Roughly 3,000 unionized Boston University graduate students went on strike Monday, with many saying their stipends aren't enough to meet the city's soaring rent and child care costs. The grad students, who help teach courses and conduct research, have been in negotiation for eight months with the BU administration.

SEIU Local 509, which represents the students, estimates their pay ranges from $27,000 to approximately $40,000 per year.

Meiya Sparks Lin, a second-year PhD student and teaching assistant in the English Department, was among the estimated 200 students picketing at Marsh Plaza on the university's main campus Monday.

“My rent was raised 350 dollars per month recently, and that means that I either have to save up several thousand dollars to move, or pay the rent raise of several thousand dollars,” said Sparks Lin. “I'm making a salary of just over 31,000 dollars a year, and I cannot afford that. So I think a lot of us are in a similar position where we’re sort of squeezed between the housing market...and our very, very paltry stipends.”

A BU official told GBH News the university has agreed to several terms. It is willing to increase stipends to just over $42,000 a year; raise the minimum wage from $15 to $18 an hour; and let full-time PhD students add children under the age of six to their health insurance plans.

Those conditions, however, have been deemed unacceptable by the union and the graduate students it represents.

“They're only offering 42,000 (dollars) for those who are paid for 12 months,” Sparks Lin said. “But some of us, like myself, are only paid for eight months. So their rates would amount to, like, 33,000 (dollars) for me, which is just, quite frankly, not enough."

Sparks Lin said by her calculation, BU's current offer would essentially mean "a seven or eight percent pay cut" for her, based on the climbing trajectory of Boston's cost of living.

In a statement emailed to GBH News Monday, BU administration said in part, “We are concerned about the strike’s impact on teaching, research, and the lives of thousands of other students, and we are working to minimize that disruption.

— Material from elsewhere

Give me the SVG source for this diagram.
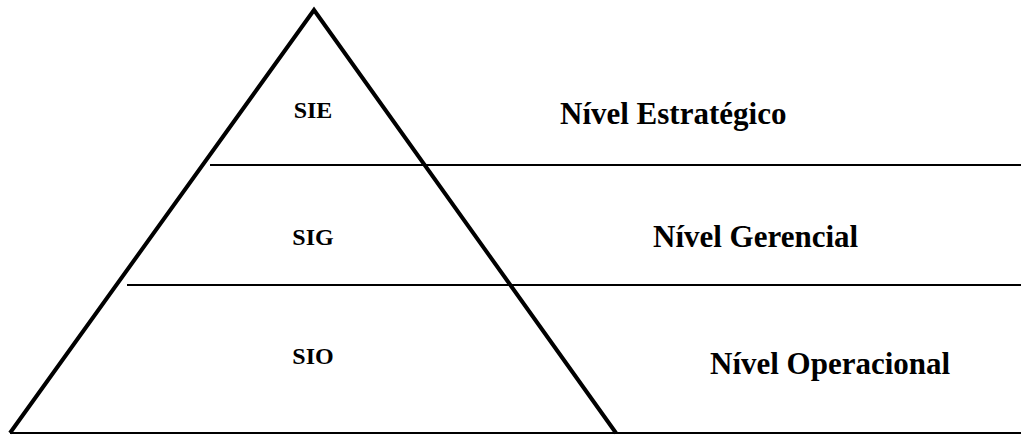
<svg xmlns="http://www.w3.org/2000/svg" width="1021" height="436" viewBox="0 0 1021 436">
<style>
.side{stroke:#000;stroke-width:4;fill:none;stroke-linecap:butt}
.hl{stroke:#000;stroke-width:2;fill:none}
.t{font-family:"Liberation Serif","Times New Roman",serif;font-weight:bold;fill:#000}
.s{font-size:24px;text-anchor:middle}
.n{font-size:31px}
</style>
<rect width="1021" height="436" fill="#fff"/>
<g id="connectors">
<line class="hl" x1="210" y1="165" x2="1021" y2="165"/>
<line class="hl" x1="127" y1="285" x2="1021" y2="285"/>
<line class="hl" x1="10" y1="433" x2="1021" y2="433"/>
</g>
<g id="pyramid">
<polyline class="side" points="10,433 314,10 616,433"/>
</g>
<g id="sie"><text class="t s" x="313" y="118">SIE</text></g>
<g id="sig"><text class="t s" x="313" y="245">SIG</text></g>
<g id="sio"><text class="t s" x="313" y="364">SIO</text></g>
<g id="estrategico"><text class="t n" x="560" y="124">Nível Estratégico</text></g>
<g id="gerencial"><text class="t n" x="653" y="247">Nível Gerencial</text></g>
<g id="operacional"><text class="t n" x="710" y="374">Nível Operacional</text></g>
</svg>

We remain committed to improving the lives of our graduate students through negotiations and hope that process will bring the strike to an end quickly.”

The university also said it will continue to work toward solutions "through the collective bargaining process."

Pol Pardini Gispert, a graduate student in BU's philosophy department, was among those picketing Monday afternoon.

“We cannot afford any formal childcare, which means that I often need to take care of my daughter while I'm grading exams, while I'm preparing for my next class or when I'm working on my dissertation," he said. "And it always feels like I need to choose between being a good father or being a good grad worker.”